Tuesday, January 27, 2026

Review: Brimstone

Brimstone Brimstone by Callie Hart
My rating: 5 of 5 stars

Brimstone by Callie Hart

Genre: Epic Romantasy / Dark Fantasy Romance
Rating: ⭐⭐⭐⭐⭐ (5 stars — punishing, powerful, and deeply earned)

Tagline:
A crowned queen, a bonded king, and a realm that burns.

🔥👑 Tropes & Story Elements

• Epic Romantasy
• Fae Courts & Political Power
• Established Bond / Fated Mates
• Morally Gray MMC
• Warrior Queen FMC
• Separated Lovers / Parallel Quests
• Found Family
• High-Stakes War & Intrigue
• Dark Fantasy with Romance

⚠️ Content & Trigger Warnings

• Graphic violence and battle scenes
• Death and threats to loved ones
• Political manipulation and power struggles
• Trauma and emotional strain
• Adult sexual content
• Dark magic and morally gray choices

(Recommended for mature readers.)

🩸 Full Thoughts

Brimstone is a relentless, emotionally charged continuation of Saeris and Kingfisher’s story—one that proves survival was only the beginning. Where Quicksilver was about endurance and binding bargains, Brimstone is about rule, consequence, and the unbearable weight of power.

This installment widens the scope of the series without losing its emotional core. The danger is no longer theoretical. The cost is no longer abstract. Everything burns hotter here—politics, war, loyalty, and love.

👑 Saeris — The Cost of the Crown

Saeris’s ascension to Queen of the Blood Court is anything but triumphant. The crown does not elevate her—it claims her. Power is not a reward but a burden, and every decision she makes carries consequences not just for herself, but for an entire realm.

Watching Saeris grapple with duty, sacrifice, and the terrifying realization that her life is no longer her own is both compelling and heartbreaking. She grows sharper, stronger, more decisive—but also more exposed. Vulnerability becomes a liability, and love becomes something that can be used against her.

Her strength here is quiet, brutal, and earned. She does not rule through spectacle. She rules through resolve.

🖤 Kingfisher — Devotion in Motion

Kingfisher’s parallel journey is equally gripping. Sent back to Zilvaren on a perilous mission, his chapters crackle with danger, dark humor, and violence. His dynamic with Carrion Swift adds moments of levity, but never at the expense of tension.
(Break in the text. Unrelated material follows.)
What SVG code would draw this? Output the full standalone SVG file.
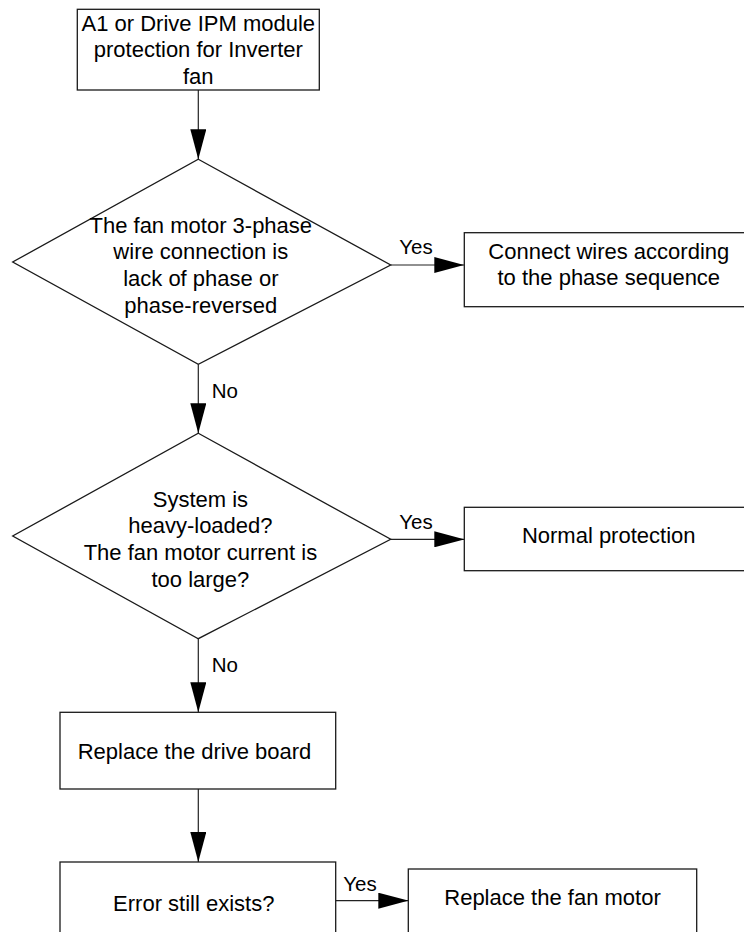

What makes Kingfisher so compelling is the contrast between his lethal competence and his singular devotion to Saeris. She is his queen, his mate, his anchor—and every step he takes is driven by the need to return to her and protect what they are building.

His loyalty is not loud.
It is absolute.

⚔️ Politics, War & Escalation

What truly elevates Brimstone is its balance. The romance remains fierce and unwavering, but it never overshadows the broader conflict. The political landscape of Yvelia grows more treacherous, secrets unravel, and the sense of an approaching catastrophe hums beneath every chapter.

The war feels inevitable—and earned. Alliances strain. Trust fractures. Every victory comes at a cost. Callie Hart excels at making power feel dangerous and unstable, reinforcing the idea that ruling a realm is far more perilous than surviving within it.

🔥 Love as Strength — and Weakness

Saeris and Kingfisher are strongest together, yet the world insists on testing them apart. Their separation doesn’t weaken their bond—it sharpens it. When they finally reunite, the emotional payoff hits hard, reinforced by their shared willingness to walk through fire and brimstone for each other and for those they love.

Love here is not soft.
It is a weapon.
And a wound.

🖤 Final Thoughts

Brimstone is powerful, punishing, and deeply satisfying. It takes everything established in Quicksilver and deepens it—emotionally, politically, and narratively. Crowns cut deep. Love demands sacrifice. Survival is no longer enough.

This series has fully cemented itself as a standout in dark romantasy.

Five stars. Burn it all down.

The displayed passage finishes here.